About six weeks after he was sworn in McMillan said Gov. Robert Bentley announced 15 percent proration of the state’s general fund. Since 85 percent of the Agriculture Department’s budget is salaries and benefits, the only conceivable way to comply would be to start shedding staff. The department had 400 full-time employees at the time (and numerous temporary employees during harvest season). One hundred of those full-time jobs were eliminated right off the bat, McMillan said.
McMillan then explained some of the things the department is required to do and why the cuts have hurt so much. For instance, there are 200 meat processors all over the state. None of them are allowed to actually produce meat unless the department has an inspector on site. Similarly, the plant and nursery industry is one of the fastest growing industries in the state, especially in south Alabama, but an inspector must certify that every single plant shipped is insect and disease free before it can go anywhere.

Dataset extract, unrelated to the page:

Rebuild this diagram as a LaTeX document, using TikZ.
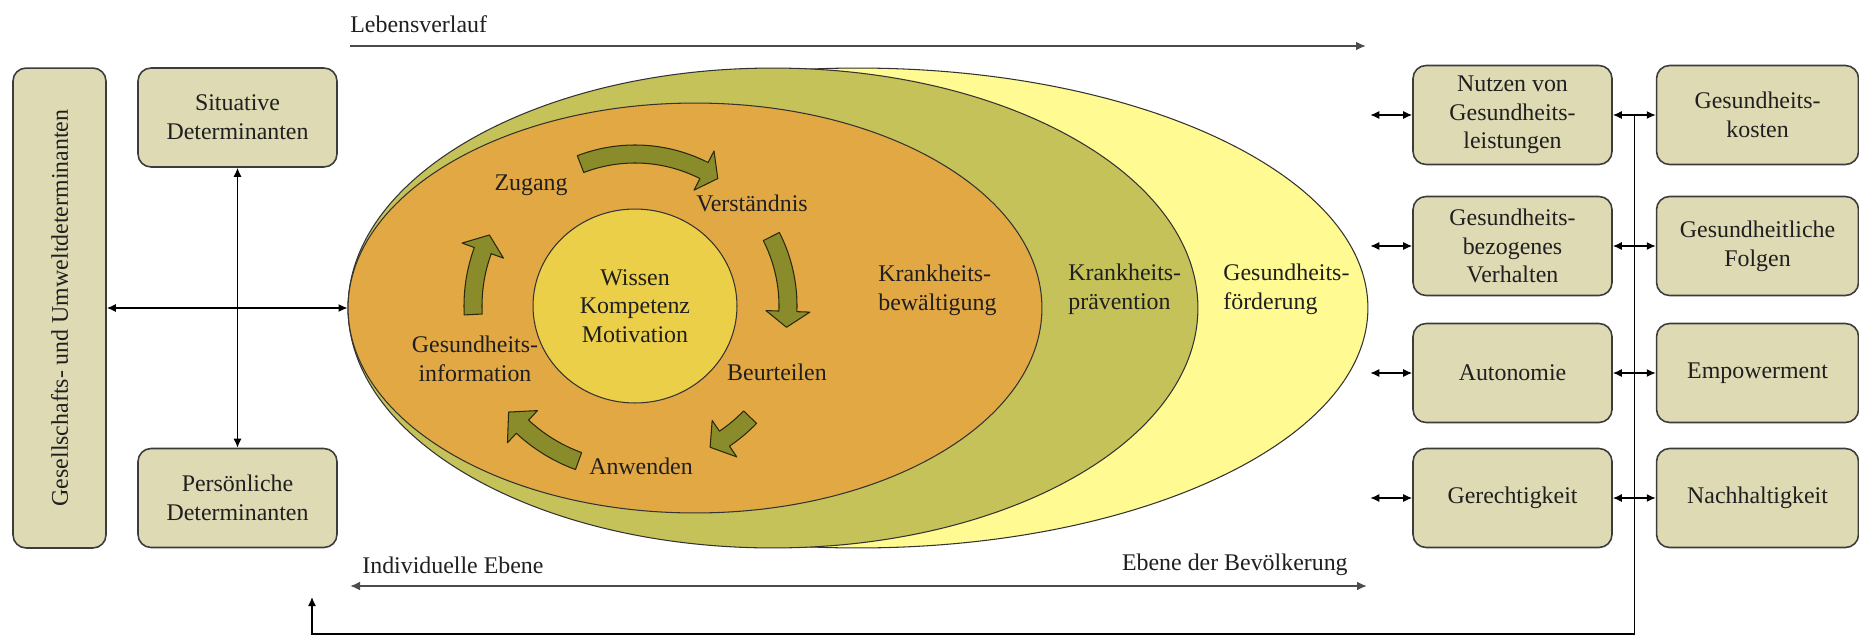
\documentclass[tikz,border=0pt]{standalone}
\usepackage{fontspec}
\setmainfont{Liberation Serif}
\usepackage{xcolor}
\usetikzlibrary{arrows.meta,shapes.geometric,positioning,calc}

\definecolor{boxfill}{HTML}{DEDAB4}
\definecolor{boxline}{HTML}{3C3C3C}
\definecolor{foerdfill}{HTML}{FFFA91}
\definecolor{praevfill}{HTML}{C5C25A}
\definecolor{bewfill}{HTML}{E2A844}
\definecolor{kernfill}{HTML}{ECCF48}
\definecolor{pfeilfill}{HTML}{8A8C2C}

\begin{document}
\begin{tikzpicture}[
      x = 0.02cm, y = -0.02cm,
      every node/.style = {font=\fontsize{13.6}{16.3}\selectfont, text=black!88, align=center, inner sep=0pt},
      box/.style = {draw=boxline, fill=boxfill, line width=0.9pt, rounded corners=0.26cm,
                    minimum width=3.98cm, minimum height=1.98cm},
      zone/.style = {ellipse, draw=black!80, line width=0.6pt},
      link/.style = {{Latex[length=1.8mm,width=1.6mm]}-{Latex[length=1.8mm,width=1.6mm]}, line width=0.8pt},
      axis/.style = {line width=1.2pt, draw=black!70},
      cyclearrow/.style = {fill=pfeilfill, draw=black!70!pfeilfill, line width=0.6pt, line join=round}
      ]
      \useasboundingbox (0,0) rectangle (1859,636);

      % Determinanten links
      \node[box, minimum width=1.86cm, minimum height=9.6cm] (gesell) at (59.5,308) {};
      \node[rotate=90] (gesellText) at (gesell.center) {Gesellschafts- und Umweltdeterminanten};
      \node[box] (situativ) at (237.5,117.5) {Situative\\Determinanten};
      \node[box] (persoenlich) at (237.5,498) {Persönliche\\Determinanten};

      % Ellipsen
      \node[zone, fill=foerdfill, minimum width=20.4cm, minimum height=9.6cm] (foerderung) at (858,308) {};
      \node[zone, fill=praevfill, minimum width=17cm, minimum height=9.6cm] (praevention) at (773,308) {};
      \node[zone, fill=bewfill, minimum width=13.88cm, minimum height=8.2cm] (bewaeltigung) at (695,308) {};
      \node[zone, fill=kernfill, minimum width=4.08cm, minimum height=3.88cm] (kern) at (635,306) {Wissen\\Kompetenz\\Motivation};

      \node[anchor=west, align=left] (lblBew) at (878,290) {Krankheits-\\bewältigung};
      \node[anchor=west, align=left] (lblPraev) at (1068,289) {Krankheits-\\prävention};
      \node[anchor=west, align=left] (lblFoerd) at (1223,289) {Gesundheits-\\förderung};

      % Kreislauf
      \node (zugang) at (531,185) {Zugang};
      \node (verstaendnis) at (752,203) {Verständnis};
      \node (beurteilen) at (777,372) {Beurteilen};
      \node (anwenden) at (641,466) {Anwenden};
      \node (information) at (475,359) {Gesundheits-\\information};

      \begin{scope}[shift={(kern.center)}]
      \foreach \r/\a/\b/\c in {152/-111/-63/-57, 153/-27/2/8, 160/44/56/62, 165/110/133/140, 162/177/200/206}
            \draw[cyclearrow] (\a:\r+9) arc[start angle=\a, end angle=\b, radius=\r+9]
                  -- (\b:\r+22) -- (\c:\r) -- (\b:\r-22) -- (\b:\r-9)
                  arc[start angle=\b, end angle=\a, radius=\r-9] -- cycle;
      \end{scope}

      % Achsen
      \coordinate (lebenStart) at (350,46);
      \coordinate (lebenEnd) at (1366,46);
      \node[anchor=west] (leben) at (350,24) {Lebensverlauf};
      \draw[axis, -{Latex[length=2mm,width=1.8mm]}] (lebenStart) -- (lebenEnd);

      \coordinate (ebeneL) at (350,586);
      \coordinate (ebeneR) at (1367,586);
      \draw[axis, {Latex[length=2mm,width=1.8mm]}-{Latex[length=2mm,width=1.8mm]}] (ebeneL) -- (ebeneR);
      \node[anchor=west] (individuell) at (362,565) {Individuelle Ebene};
      \node[anchor=east] (bevoelkerung) at (1348,565) {Ebene der Bevölkerung};

      \draw[link] (gesell) -- (foerderung.west);
      \draw[link] (situativ) -- (persoenlich);

      % Ergebnisse rechts
      \node[box] (nutzen) at (1512.5,115) {Nutzen von\\Gesundheits-\\leistungen};
      \node[box] (verhalten) at (1512.5,246) {Gesundheits-\\bezogenes\\Verhalten};
      \node[box] (autonomie) at (1512.5,373) {Autonomie};
      \node[box] (gerecht) at (1512.5,498) {Gerechtigkeit};
      \node[box, minimum width=4.04cm, right=0.86cm of nutzen] (kosten) {Gesundheits-\\kosten};
      \node[box, minimum width=4.04cm, right=0.86cm of verhalten] (folgen) {Gesundheitliche\\Folgen};
      \node[box, minimum width=4.04cm, right=0.86cm of autonomie] (empower) {Empowerment};
      \node[box, minimum width=4.04cm, right=0.86cm of gerecht] (nachhalt) {Nachhaltigkeit};

      \foreach \n in {nutzen, verhalten, autonomie, gerecht} {
            \coordinate (stub-\n) at ([xshift=-0.84cm]\n.west);
            \draw[link] (stub-\n) -- (\n.west);
      }
      \foreach \a/\b in {nutzen/kosten, verhalten/folgen, autonomie/empower, gerecht/nachhalt}
            \draw[link] (\a) -- (\b);

      % Rueckkopplung
      \coordinate (knoten) at ($(nutzen.east)!0.5!(kosten.west)$);
      \coordinate (fuss) at (knoten |- 0,634);
      \coordinate (rueck) at (312,597);
      \draw[line width=0.8pt, -{Latex[length=1.8mm,width=1.6mm]}] (knoten) -- (fuss) -| (rueck);
    \end{tikzpicture}
\end{document}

Alabama is the third largest state for poultry production in the U.S., and first in the production of broilers, but every single bird must be tested.
The department is also charged with regulating every weight and measure used for commerce in the state. McMillan said this is one of the areas where cuts have had the greatest impact.
“We went from 28 inspectors down to five,” he said. “We were five or six years behind when we started, and now we’re only dealing with complaints.”
He added the department would be working to rewrite their code, much of which was first put on the books in 1928 and has never been updated. For example, he said, the department could charge $20 to certify a weight or measure, but that number was capped at $150 per location. “You could probably get $2,000 or more from a single Walmart, but we can’t do that now because of the cap,” McMillan explained.
The department also formerly employed 11 rural investigators that helped sheriff department’s investigate things like theft of agricultural equipment and livestock. That number was initially reduced to seven and is currently zero.
“We’re trying to bring one inspector back that can provide training for rural sheriffs,” McMillan said.
Some tech improvements are underway, but some will be slower than others. For instance, it is now possible for the state’s thousands of pesticide appliers, across various professions, to apply for their licenses online.
“The automation process is expensive, but if there’s not any more proration, the efficiencies might let us start bringing some people back,” McMillan said.
The name of the commissioner no longer appears on inspection stickers for gas pumps, and the state is in the process of changing to a bar code that could be read by an inspector using a wireless device instead of having to take the pump cover off to do a manual inspection. The department is working with a company in Huntsville to refine the technology and eventually roll it out statewide.
Gas stations that are found to be ripping off customers may be closed immediately.
When asked about the state’s recent immigration law, McMillan emphasized there is a need for a workable guest worker program at the federal level, and that impact had been felt in the agriculture economy. “I know of one guy who normally plants 125 acres of cantaloupe per year that hasn’t planted any this year, and I’m visiting someone who normally farms 400 acres of tomatoes on Chandler Mountain next week. But there’s also a bright side, for smaller producers. We’re seeing more and more you pick type strawberry and blueberry farms, and a I see that as one way to help lift areas like the Black Belt. Also, having green houses, hot houses, tunnel houses and things like that will allow people to grow eight or nine months out of the year.”
He also praised legislation providing tax credits for irrigation. Alabama currently has about half the acreage under irrigation as Mississippi or Georgia.
The Agriculture Department is also responsible for trapping African honeybees, promoting catfish trade in South America (possibly coming back with tilapia), overseeing the state Veterinarian Agency and boosting local agriculture in other ways.